India must process thorium

30 April 2001


Dr Anil Kakodkar, chairman of the Atomic Energy Commission (AEC), said that India’s modest uranium reserves has made the rapid development of a closed nuclear fuel cycle involving efficient conversion, reprocessing and recycling of its much larger thorium reserves to achieve a growth rate in nuclear energy production that matches the projected demand.

With thorium reserves estimated to be 5-6 times the known availability of uranium sources, utilisation of this non-fissile material for large-scale energy production has remained an important goal of India’s nuclear power programme.

India owns nearly a third of the world’s thorium reserves. Thorium has to be converted to a fissile material, U-233.
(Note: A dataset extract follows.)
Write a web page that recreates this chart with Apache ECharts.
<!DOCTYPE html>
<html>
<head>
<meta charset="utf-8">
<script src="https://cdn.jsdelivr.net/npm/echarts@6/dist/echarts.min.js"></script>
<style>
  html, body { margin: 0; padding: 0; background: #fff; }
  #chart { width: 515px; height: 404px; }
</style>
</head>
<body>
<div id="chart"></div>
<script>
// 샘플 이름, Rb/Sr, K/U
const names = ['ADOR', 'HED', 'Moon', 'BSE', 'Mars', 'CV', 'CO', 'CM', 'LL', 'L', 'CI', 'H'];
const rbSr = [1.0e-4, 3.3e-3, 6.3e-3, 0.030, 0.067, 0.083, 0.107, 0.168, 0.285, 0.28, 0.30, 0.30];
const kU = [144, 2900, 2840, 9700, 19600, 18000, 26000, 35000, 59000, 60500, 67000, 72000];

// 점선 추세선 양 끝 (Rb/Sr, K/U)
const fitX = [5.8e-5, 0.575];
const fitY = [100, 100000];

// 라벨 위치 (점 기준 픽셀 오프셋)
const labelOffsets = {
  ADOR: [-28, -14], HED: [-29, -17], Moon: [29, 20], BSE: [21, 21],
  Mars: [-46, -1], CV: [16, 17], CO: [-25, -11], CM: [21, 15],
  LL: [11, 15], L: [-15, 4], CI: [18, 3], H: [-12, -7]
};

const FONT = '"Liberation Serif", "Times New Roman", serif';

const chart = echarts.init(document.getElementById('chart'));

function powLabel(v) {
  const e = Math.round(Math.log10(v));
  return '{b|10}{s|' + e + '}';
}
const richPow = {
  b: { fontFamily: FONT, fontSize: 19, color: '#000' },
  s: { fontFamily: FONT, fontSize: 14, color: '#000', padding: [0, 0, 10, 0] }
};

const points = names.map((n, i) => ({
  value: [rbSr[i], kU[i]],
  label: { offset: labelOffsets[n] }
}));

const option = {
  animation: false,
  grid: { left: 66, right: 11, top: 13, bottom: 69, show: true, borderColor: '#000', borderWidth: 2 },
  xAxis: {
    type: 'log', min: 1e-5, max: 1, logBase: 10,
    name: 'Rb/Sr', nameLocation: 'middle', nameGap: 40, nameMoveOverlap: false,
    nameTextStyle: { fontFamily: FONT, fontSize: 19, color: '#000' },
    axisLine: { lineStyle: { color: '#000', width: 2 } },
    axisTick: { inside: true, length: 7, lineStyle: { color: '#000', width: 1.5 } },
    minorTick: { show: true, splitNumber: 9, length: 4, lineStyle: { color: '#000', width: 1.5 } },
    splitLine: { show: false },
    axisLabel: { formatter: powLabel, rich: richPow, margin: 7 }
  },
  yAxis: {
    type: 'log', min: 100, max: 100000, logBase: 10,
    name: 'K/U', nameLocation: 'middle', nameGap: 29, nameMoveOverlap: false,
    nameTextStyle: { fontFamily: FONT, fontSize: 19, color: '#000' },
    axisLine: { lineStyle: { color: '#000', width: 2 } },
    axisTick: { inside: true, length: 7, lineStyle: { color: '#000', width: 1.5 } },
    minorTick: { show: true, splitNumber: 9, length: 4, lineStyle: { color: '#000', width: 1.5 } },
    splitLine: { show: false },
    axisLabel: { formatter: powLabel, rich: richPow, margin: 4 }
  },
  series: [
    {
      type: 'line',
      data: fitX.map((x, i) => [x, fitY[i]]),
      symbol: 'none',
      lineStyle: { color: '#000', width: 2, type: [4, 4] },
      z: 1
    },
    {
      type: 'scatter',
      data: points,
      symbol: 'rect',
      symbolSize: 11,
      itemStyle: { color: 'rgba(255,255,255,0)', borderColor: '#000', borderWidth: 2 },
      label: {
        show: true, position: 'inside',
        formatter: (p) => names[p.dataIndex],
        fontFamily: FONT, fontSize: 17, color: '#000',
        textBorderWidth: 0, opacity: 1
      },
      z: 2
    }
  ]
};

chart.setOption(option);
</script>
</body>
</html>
A three-stage nuclear power programme, based on a closed nuclear fuel cycle, involves natural uranium fuelled PHWRs, Fast Breeder Reactors using plutonium-based fuel and advanced nuclear power systems for use of thorium. Developing the technologies pertaining to the last of these has been a part of the ongoing activities in India.

Advanced nuclear systems that use plutonium resources optimally to maximise conversion of thorium to U-233, extract power in situ from the thorium fuel and recycle the bred U-233 in future reactors, are in the process of design and development.

The two major options available to implement thorium utilisation, even while continuing with the PHWR and FBR programmes, are advanced thermal systems such as the Advanced Heavy Water Reactor (AHWR) and the Accelerator-Driven Subcritical Systems (ADSS).

The AHWR project provides a focal point for the development of in the efficient use of thorium. It will also help in conserving and further enhancing the research and development expertise relating to heavy water reactors.

In the ADSS, high-energy proton beams generate neutrons directly through spallation reaction in a non-fertile/fissile element like lead. A ‘synergic scenario’ between AHWR and ADSS systems has bee worked out recently.